▶ **Your instructions**
Pull out of the data below the stretch of lines bounded by the one containing "Output the web" and the one containing "const yMin = -50, yMax = 100, yStep = 10;", both bounds included, unchanged.

+++

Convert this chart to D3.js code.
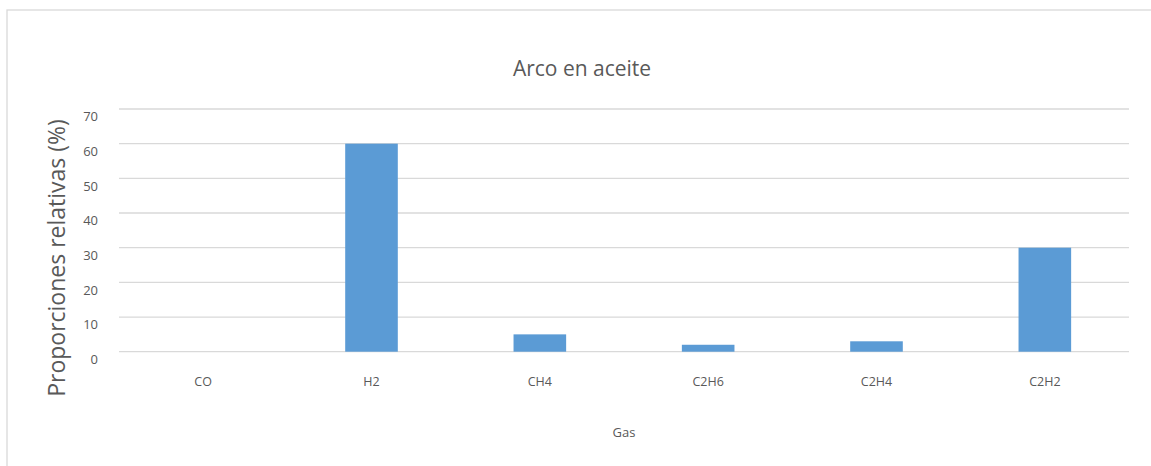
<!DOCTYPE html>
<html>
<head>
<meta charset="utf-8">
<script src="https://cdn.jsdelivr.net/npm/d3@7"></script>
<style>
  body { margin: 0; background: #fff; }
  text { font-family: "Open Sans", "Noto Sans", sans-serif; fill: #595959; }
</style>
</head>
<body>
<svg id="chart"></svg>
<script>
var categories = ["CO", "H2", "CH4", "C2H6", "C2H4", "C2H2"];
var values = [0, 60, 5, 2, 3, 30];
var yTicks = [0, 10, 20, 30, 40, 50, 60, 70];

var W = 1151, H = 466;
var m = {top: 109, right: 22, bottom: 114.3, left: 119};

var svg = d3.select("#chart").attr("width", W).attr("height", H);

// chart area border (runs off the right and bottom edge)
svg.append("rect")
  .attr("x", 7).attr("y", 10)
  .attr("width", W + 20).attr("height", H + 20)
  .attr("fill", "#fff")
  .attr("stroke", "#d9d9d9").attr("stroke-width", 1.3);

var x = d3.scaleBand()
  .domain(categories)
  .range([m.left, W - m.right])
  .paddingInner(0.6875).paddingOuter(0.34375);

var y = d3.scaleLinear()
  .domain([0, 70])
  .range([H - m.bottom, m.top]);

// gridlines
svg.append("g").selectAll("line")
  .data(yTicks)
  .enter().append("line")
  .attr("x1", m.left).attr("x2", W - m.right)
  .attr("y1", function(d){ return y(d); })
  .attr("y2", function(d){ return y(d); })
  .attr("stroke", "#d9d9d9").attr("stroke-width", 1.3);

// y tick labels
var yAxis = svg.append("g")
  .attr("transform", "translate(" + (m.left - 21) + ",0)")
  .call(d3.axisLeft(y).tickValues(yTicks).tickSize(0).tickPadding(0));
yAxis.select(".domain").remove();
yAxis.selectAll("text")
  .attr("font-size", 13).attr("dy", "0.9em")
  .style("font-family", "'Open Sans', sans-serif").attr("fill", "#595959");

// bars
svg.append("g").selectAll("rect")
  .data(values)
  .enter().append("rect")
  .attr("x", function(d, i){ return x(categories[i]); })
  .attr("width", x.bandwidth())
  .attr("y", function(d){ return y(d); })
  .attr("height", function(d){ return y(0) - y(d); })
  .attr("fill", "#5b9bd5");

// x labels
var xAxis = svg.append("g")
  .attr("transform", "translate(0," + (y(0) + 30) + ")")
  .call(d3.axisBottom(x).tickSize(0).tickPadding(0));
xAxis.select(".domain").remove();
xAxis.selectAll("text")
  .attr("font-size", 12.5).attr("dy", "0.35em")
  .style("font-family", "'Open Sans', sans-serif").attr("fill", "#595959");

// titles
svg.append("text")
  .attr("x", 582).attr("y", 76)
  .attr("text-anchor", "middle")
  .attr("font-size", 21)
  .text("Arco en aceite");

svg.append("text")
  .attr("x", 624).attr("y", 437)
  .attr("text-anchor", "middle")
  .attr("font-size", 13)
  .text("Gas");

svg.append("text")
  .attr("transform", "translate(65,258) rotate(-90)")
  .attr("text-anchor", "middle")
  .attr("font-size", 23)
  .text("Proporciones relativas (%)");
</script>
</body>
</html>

+++

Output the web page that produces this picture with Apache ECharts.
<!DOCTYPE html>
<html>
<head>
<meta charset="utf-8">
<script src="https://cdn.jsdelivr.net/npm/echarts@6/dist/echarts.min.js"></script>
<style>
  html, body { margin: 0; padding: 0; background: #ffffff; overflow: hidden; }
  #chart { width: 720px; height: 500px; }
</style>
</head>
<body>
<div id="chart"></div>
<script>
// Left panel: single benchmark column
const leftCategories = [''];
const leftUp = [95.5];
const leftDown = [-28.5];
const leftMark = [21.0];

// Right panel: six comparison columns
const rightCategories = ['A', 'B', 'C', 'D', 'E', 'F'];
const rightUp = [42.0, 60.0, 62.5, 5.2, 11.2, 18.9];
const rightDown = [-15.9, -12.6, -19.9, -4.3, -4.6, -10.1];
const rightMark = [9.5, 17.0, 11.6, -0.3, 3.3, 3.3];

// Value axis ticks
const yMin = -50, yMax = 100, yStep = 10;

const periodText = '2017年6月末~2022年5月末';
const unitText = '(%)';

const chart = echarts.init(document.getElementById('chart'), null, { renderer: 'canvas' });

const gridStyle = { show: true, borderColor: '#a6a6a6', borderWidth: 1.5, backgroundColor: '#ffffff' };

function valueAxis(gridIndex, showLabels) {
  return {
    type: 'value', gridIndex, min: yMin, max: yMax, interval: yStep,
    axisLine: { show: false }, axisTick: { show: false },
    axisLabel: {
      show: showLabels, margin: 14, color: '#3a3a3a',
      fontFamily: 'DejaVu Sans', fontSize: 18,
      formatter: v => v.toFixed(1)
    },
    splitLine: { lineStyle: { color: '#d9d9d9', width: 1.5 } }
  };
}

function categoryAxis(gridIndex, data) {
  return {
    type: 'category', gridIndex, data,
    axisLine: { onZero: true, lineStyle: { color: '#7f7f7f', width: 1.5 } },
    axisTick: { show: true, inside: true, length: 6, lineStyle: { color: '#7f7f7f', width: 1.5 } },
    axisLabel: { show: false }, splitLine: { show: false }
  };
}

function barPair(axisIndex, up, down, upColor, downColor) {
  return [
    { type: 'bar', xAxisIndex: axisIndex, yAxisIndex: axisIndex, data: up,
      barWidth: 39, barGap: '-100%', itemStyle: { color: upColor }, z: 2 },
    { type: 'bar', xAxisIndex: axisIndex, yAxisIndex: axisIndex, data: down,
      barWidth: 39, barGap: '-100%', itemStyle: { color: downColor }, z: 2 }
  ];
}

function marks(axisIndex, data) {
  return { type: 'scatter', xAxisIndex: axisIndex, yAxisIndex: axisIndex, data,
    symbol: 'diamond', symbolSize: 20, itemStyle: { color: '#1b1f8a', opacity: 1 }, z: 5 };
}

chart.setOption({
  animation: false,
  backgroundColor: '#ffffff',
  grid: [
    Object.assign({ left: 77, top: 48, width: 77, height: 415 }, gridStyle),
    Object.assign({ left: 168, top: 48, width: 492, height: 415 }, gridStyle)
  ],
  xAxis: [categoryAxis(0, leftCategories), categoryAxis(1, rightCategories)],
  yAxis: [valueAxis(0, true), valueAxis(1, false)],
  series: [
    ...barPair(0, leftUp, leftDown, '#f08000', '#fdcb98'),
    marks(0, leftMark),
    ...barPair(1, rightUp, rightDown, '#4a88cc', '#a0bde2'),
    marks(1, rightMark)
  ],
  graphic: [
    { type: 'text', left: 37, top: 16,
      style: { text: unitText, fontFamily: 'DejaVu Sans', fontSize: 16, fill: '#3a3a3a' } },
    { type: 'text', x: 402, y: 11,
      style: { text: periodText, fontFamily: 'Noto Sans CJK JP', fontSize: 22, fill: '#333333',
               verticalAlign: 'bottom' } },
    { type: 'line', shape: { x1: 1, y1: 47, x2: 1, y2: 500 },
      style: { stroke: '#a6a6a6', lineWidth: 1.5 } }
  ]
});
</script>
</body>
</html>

+++

▶ **Answer to the problem**
Output the web page that produces this picture with Apache ECharts.
<!DOCTYPE html>
<html>
<head>
<meta charset="utf-8">
<script src="https://cdn.jsdelivr.net/npm/echarts@6/dist/echarts.min.js"></script>
<style>
  html, body { margin: 0; padding: 0; background: #ffffff; overflow: hidden; }
  #chart { width: 720px; height: 500px; }
</style>
</head>
<body>
<div id="chart"></div>
<script>
// Left panel: single benchmark column
const leftCategories = [''];
const leftUp = [95.5];
const leftDown = [-28.5];
const leftMark = [21.0];

// Right panel: six comparison columns
const rightCategories = ['A', 'B', 'C', 'D', 'E', 'F'];
const rightUp = [42.0, 60.0, 62.5, 5.2, 11.2, 18.9];
const rightDown = [-15.9, -12.6, -19.9, -4.3, -4.6, -10.1];
const rightMark = [9.5, 17.0, 11.6, -0.3, 3.3, 3.3];

// Value axis ticks
const yMin = -50, yMax = 100, yStep = 10;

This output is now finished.